* start Information supplied *

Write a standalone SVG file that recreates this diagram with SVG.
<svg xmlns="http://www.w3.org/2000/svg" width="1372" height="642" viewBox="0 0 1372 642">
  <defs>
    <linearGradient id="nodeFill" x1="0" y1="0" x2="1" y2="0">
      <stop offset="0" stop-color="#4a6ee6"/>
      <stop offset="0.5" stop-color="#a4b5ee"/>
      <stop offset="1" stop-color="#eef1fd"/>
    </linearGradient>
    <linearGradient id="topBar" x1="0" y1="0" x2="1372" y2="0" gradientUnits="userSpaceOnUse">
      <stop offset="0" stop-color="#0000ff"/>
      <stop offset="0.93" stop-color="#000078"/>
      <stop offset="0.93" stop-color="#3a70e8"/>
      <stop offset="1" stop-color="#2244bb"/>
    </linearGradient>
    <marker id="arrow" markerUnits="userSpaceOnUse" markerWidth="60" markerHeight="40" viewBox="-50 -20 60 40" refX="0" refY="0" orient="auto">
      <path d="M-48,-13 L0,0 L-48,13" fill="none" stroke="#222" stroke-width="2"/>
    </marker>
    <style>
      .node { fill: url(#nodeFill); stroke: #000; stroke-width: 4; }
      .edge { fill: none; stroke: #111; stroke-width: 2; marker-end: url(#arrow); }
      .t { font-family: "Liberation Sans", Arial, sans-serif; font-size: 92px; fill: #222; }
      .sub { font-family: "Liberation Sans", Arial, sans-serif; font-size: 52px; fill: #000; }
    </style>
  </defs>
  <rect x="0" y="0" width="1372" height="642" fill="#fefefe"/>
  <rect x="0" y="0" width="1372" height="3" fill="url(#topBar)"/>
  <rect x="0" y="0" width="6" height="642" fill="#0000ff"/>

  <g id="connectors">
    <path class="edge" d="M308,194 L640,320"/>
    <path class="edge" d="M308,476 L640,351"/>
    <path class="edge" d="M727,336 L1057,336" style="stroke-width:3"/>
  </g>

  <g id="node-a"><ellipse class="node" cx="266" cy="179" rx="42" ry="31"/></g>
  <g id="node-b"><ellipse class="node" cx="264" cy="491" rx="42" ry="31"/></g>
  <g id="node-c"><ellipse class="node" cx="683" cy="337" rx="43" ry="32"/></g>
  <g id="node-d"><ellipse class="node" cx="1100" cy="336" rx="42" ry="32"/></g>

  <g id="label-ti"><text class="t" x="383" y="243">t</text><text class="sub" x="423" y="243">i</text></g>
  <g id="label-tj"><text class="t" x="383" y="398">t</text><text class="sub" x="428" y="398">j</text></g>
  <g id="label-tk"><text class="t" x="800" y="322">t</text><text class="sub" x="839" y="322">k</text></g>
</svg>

* end Information supplied *

# What to do
Each line above is to be repeated exactly.

# Finished exercise
Write a standalone SVG file that recreates this diagram with SVG.
<svg xmlns="http://www.w3.org/2000/svg" width="1372" height="642" viewBox="0 0 1372 642">
  <defs>
    <linearGradient id="nodeFill" x1="0" y1="0" x2="1" y2="0">
      <stop offset="0" stop-color="#4a6ee6"/>
      <stop offset="0.5" stop-color="#a4b5ee"/>
      <stop offset="1" stop-color="#eef1fd"/>
    </linearGradient>
    <linearGradient id="topBar" x1="0" y1="0" x2="1372" y2="0" gradientUnits="userSpaceOnUse">
      <stop offset="0" stop-color="#0000ff"/>
      <stop offset="0.93" stop-color="#000078"/>
      <stop offset="0.93" stop-color="#3a70e8"/>
      <stop offset="1" stop-color="#2244bb"/>
    </linearGradient>
    <marker id="arrow" markerUnits="userSpaceOnUse" markerWidth="60" markerHeight="40" viewBox="-50 -20 60 40" refX="0" refY="0" orient="auto">
      <path d="M-48,-13 L0,0 L-48,13" fill="none" stroke="#222" stroke-width="2"/>
    </marker>
    <style>
      .node { fill: url(#nodeFill); stroke: #000; stroke-width: 4; }
      .edge { fill: none; stroke: #111; stroke-width: 2; marker-end: url(#arrow); }
      .t { font-family: "Liberation Sans", Arial, sans-serif; font-size: 92px; fill: #222; }
      .sub { font-family: "Liberation Sans", Arial, sans-serif; font-size: 52px; fill: #000; }
    </style>
  </defs>
  <rect x="0" y="0" width="1372" height="642" fill="#fefefe"/>
  <rect x="0" y="0" width="1372" height="3" fill="url(#topBar)"/>
  <rect x="0" y="0" width="6" height="642" fill="#0000ff"/>

  <g id="connectors">
    <path class="edge" d="M308,194 L640,320"/>
    <path class="edge" d="M308,476 L640,351"/>
    <path class="edge" d="M727,336 L1057,336" style="stroke-width:3"/>
  </g>

  <g id="node-a"><ellipse class="node" cx="266" cy="179" rx="42" ry="31"/></g>
  <g id="node-b"><ellipse class="node" cx="264" cy="491" rx="42" ry="31"/></g>
  <g id="node-c"><ellipse class="node" cx="683" cy="337" rx="43" ry="32"/></g>
  <g id="node-d"><ellipse class="node" cx="1100" cy="336" rx="42" ry="32"/></g>

  <g id="label-ti"><text class="t" x="383" y="243">t</text><text class="sub" x="423" y="243">i</text></g>
  <g id="label-tj"><text class="t" x="383" y="398">t</text><text class="sub" x="428" y="398">j</text></g>
  <g id="label-tk"><text class="t" x="800" y="322">t</text><text class="sub" x="839" y="322">k</text></g>
</svg>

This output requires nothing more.